BEGIN MATERIAL PROVIDED

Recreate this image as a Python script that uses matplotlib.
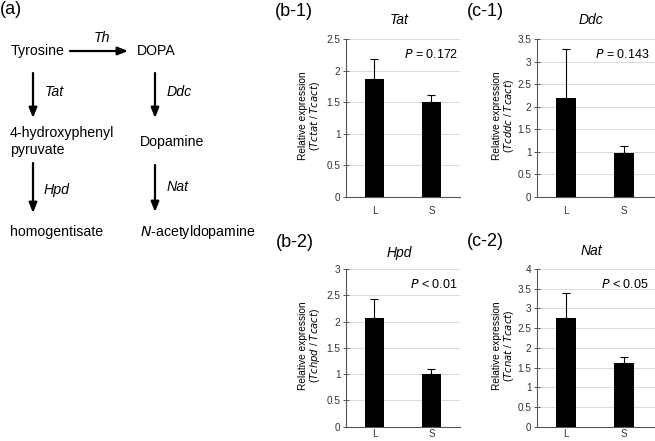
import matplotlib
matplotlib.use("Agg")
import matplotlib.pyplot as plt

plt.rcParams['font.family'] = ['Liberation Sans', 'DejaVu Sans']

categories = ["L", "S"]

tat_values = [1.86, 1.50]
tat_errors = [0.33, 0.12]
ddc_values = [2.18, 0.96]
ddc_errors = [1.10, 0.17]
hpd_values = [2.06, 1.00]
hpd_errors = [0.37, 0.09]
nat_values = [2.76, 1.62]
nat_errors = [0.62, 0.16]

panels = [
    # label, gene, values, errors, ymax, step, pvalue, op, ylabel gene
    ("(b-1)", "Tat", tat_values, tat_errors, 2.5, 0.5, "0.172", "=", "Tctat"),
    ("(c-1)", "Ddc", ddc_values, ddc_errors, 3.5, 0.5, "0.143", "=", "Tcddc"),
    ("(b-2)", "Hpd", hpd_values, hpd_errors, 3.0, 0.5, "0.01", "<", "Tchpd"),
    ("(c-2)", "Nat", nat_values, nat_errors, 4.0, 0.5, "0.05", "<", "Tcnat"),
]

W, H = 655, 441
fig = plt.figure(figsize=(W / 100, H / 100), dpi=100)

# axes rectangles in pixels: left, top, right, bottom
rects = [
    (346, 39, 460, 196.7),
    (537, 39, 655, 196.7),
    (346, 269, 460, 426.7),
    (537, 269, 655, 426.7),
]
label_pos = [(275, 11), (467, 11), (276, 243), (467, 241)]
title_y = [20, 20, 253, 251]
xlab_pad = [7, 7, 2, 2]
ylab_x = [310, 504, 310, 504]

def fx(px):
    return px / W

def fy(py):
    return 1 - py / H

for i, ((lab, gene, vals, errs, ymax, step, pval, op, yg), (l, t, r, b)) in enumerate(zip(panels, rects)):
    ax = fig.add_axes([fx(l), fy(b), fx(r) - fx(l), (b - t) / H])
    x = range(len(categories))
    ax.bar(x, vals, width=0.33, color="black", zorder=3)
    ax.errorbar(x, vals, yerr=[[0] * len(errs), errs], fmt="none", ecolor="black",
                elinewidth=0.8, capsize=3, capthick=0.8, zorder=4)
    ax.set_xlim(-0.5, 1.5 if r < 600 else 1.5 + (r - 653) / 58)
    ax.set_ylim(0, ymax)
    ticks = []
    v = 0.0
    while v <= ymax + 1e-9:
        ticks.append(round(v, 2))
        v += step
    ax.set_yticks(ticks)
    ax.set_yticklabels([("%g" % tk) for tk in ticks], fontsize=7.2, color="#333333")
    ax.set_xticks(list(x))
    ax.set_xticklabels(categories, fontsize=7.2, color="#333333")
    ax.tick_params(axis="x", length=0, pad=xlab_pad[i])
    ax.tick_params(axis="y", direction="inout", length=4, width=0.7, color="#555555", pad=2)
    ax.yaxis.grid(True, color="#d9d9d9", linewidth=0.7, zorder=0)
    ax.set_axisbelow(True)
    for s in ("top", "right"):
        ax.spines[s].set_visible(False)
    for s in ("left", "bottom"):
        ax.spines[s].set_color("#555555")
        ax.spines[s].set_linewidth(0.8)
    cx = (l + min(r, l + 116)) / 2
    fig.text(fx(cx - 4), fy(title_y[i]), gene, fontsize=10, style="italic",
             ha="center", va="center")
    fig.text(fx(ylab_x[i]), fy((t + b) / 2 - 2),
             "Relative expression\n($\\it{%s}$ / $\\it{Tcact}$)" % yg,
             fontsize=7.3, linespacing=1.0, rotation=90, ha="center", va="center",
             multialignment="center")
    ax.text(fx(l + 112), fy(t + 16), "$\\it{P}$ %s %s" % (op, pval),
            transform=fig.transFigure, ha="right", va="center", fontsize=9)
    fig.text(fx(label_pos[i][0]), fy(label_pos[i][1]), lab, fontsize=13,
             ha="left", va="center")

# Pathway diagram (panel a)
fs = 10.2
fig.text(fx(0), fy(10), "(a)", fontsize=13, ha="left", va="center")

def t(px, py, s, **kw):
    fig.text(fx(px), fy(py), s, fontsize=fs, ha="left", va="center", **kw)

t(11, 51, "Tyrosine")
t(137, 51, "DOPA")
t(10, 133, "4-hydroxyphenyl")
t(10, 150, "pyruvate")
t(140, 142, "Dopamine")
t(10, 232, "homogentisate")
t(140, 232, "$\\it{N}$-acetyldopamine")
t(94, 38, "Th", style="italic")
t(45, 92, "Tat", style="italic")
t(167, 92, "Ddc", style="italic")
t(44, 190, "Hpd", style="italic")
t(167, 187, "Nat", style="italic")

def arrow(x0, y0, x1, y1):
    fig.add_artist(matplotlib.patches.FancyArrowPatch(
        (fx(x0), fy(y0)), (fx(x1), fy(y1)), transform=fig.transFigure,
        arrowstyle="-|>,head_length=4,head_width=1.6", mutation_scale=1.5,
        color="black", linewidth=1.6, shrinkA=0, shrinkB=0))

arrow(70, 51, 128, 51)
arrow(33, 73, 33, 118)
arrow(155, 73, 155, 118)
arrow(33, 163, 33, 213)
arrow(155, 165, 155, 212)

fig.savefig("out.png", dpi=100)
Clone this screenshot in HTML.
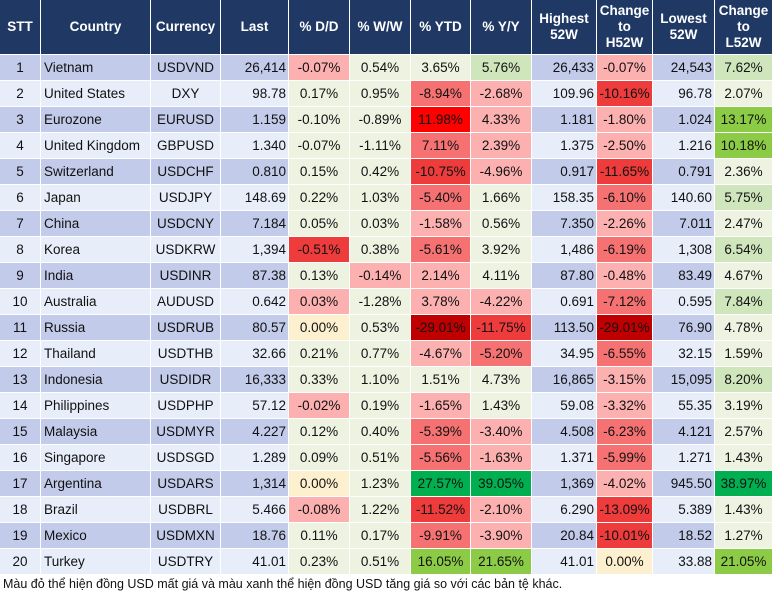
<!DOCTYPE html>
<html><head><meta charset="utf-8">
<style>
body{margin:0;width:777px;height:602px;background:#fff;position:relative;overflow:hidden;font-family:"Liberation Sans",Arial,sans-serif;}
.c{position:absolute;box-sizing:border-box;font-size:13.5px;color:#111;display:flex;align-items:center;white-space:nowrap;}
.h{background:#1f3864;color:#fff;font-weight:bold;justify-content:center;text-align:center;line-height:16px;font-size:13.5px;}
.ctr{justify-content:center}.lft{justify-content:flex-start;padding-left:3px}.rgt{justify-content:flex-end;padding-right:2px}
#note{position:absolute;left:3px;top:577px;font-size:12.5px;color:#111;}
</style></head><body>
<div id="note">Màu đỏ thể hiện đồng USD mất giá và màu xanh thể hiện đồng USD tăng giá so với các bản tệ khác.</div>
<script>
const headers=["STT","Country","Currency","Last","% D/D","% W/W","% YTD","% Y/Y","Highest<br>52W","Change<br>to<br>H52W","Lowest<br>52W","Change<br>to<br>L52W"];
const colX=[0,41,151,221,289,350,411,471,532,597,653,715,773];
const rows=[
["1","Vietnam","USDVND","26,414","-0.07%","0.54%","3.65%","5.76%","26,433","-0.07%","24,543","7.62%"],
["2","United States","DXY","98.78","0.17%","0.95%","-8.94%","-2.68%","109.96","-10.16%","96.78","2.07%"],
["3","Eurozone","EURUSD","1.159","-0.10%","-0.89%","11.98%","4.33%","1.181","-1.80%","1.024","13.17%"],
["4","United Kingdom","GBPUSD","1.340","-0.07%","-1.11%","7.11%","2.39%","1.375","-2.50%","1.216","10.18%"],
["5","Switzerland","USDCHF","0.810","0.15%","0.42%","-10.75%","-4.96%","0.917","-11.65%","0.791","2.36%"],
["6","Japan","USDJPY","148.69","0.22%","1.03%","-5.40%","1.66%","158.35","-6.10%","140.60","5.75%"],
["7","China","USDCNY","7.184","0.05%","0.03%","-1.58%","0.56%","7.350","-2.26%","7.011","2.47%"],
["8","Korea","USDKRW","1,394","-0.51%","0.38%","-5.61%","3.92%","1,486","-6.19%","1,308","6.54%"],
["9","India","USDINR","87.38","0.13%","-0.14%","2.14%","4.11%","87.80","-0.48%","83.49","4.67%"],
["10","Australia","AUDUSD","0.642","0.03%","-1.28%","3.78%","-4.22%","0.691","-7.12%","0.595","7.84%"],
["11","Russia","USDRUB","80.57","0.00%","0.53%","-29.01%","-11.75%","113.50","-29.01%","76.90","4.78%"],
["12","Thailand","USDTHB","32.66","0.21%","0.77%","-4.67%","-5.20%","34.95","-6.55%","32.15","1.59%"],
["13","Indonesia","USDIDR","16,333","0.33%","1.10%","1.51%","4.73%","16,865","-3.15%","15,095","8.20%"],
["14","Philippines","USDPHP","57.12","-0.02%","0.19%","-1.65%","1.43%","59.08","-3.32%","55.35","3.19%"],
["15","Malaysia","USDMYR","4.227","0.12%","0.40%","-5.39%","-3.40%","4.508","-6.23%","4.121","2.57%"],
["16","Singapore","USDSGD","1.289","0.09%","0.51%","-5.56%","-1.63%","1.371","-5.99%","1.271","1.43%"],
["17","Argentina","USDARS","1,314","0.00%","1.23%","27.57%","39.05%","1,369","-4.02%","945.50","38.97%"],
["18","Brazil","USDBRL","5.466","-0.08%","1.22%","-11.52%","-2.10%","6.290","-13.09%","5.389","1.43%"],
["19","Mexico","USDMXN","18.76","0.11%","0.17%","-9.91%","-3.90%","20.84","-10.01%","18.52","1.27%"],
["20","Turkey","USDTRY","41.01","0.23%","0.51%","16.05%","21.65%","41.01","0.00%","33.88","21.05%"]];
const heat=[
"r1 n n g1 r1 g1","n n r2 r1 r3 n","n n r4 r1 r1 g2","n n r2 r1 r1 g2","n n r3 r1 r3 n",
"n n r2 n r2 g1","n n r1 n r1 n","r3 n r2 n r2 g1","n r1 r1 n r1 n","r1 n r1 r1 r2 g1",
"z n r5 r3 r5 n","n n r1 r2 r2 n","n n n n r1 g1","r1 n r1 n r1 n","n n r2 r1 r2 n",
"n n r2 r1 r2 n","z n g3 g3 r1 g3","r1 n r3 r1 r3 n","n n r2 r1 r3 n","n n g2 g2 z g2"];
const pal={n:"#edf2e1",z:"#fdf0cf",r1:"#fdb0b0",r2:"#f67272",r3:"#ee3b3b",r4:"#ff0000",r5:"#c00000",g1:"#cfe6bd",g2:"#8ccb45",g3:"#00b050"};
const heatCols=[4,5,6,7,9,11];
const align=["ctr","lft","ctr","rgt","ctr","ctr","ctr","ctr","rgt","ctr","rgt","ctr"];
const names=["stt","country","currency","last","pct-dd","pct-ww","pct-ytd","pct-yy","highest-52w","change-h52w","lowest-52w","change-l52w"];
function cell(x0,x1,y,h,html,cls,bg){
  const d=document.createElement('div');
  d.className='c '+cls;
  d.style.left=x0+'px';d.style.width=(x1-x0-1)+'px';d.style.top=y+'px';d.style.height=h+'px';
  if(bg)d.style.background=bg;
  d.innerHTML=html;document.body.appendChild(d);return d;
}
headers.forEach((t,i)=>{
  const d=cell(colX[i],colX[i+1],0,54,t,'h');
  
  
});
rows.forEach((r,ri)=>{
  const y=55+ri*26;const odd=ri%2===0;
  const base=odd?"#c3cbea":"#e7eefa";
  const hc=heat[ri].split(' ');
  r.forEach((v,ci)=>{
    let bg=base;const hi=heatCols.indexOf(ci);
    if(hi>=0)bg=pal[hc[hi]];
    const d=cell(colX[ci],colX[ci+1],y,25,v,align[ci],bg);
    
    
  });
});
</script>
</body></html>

END MATERIAL PROVIDED

THE TASK: Check every line of the data above for the string "matplotlib", and copy those that have it.

ANSWER TO THE EXERCISE:
Recreate this image as a Python script that uses matplotlib.
import matplotlib
matplotlib.use("Agg")
import matplotlib.pyplot as plt
    fig.add_artist(matplotlib.patches.FancyArrowPatch(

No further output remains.